Bundy and hitting coach Nicky Delmonico are in the process of getting Ramos to settle back in after a cold stretch to start May has muted consideration of promoting him to Double A for now. Brought on by what Bundy feels was a combination of bad weather getting Ramos out of his batting cage routine and overly aggressive, pull-happy swings, he finished this weekend hitting .167/.261/.200 for the month. But Thursday saw Ramos collect his first extra-base hit and first multi-hit game since May 3 as part of a small five-game hitting streak that suggests he’s pulling out of it. Bundy is quick to note that Ramos’ strike zone judgment (10.1 percent walk rate, 17.4 percent strikeout rate in May) has not fallen apart during his slump.

And as for Colás:

“It’s kind of like you’re digging in the mine, and you haven’t found the gold yet, but you know it’s there,” Bundy said of Colás’ power. “Oscar was one of our last guys to hit a home run, and you could see where he was really trying to hit a home run. After he hit the first … (Oscar’s) got really good power to the opposite field, especially left-center field. We were harping on that for two or three days, ‘Stay over there, stay over there, hit that ball the other way, you can do it.’ And finally, his first home run happened to be the left-center field. And then I think he hit two, two more in the next two or three days. And he kind of found his power stroke.”

Writing about the White Sox for a 16th season, first here, then at South Side Sox, and now here again. Let’s talk curling.

Some benchmarks for Montgomery’s performance to be compared to. I don’t think he will be nearly as good as these players, but just checking in on what he’s doing.

Corey Seager (big shortstop who isn’t super fast). Seager was about 10 months younger in low-A. Had similar plate discipline and much more power.

Tim Anderson (drafted at a similar age [Tim played a year of JUCO], split time with basketball in high school). Tim started in A-ball his draft year and turned 20 a couple days after his first game, so he was younger than Montgomery by a couple months when starting A-ball.

Tim did not have Montgomery’s plate discipline or power, but demonstrated his superior athleticism with 24 SBs in 68 games. Tim made it all the way to AA the next year, which seems like an ambitious, but attainable timeline for Montgomery.

Story’s line is very similar to Seager’s, albeit with more air contact.

The encouraging thing about Montgomery is that his underlying metrics— plate discipline and batted ball data— are all remarkably similar at Low-A except for HR/FB%, hence the power production gap.

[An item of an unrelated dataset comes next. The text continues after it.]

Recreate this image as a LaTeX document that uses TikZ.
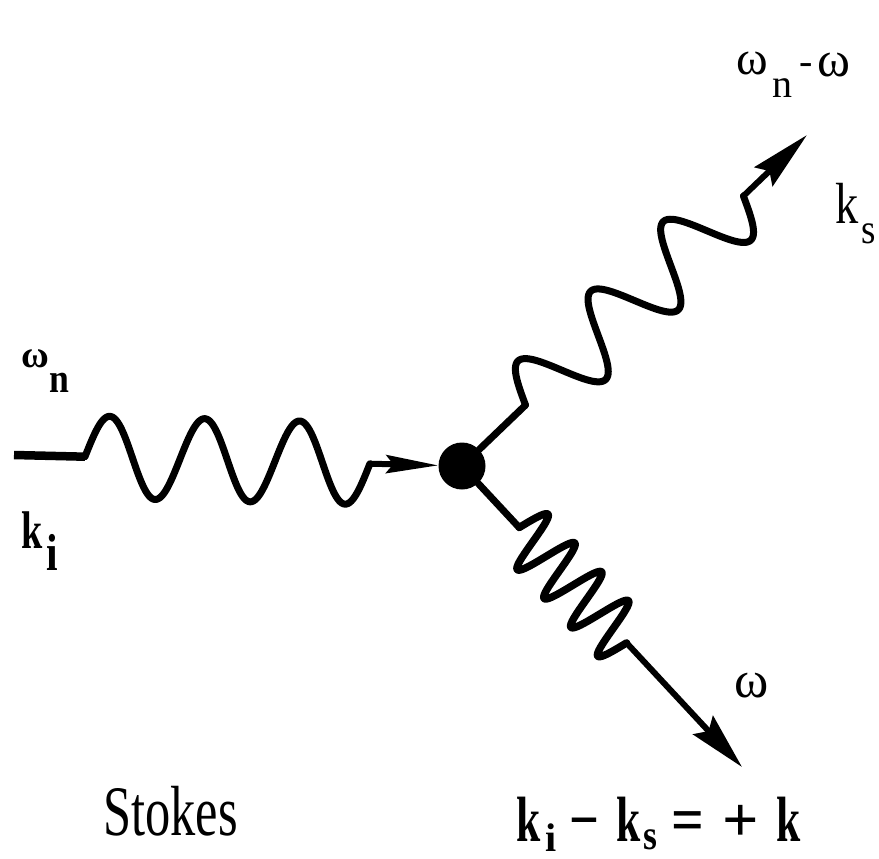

Montgomery is obviously older, but he’s also later to high-level baseball and from a cold-weather state. Long-term there’s not much worry about his pop coming, so I think the rest being similar to his no. 1 comp is cause for optimism.

Thanks for jinxing Mena by listing him here.

I am beginning to wonder if Adolfo is playing well enough to have some value as a trade piece at the deadline.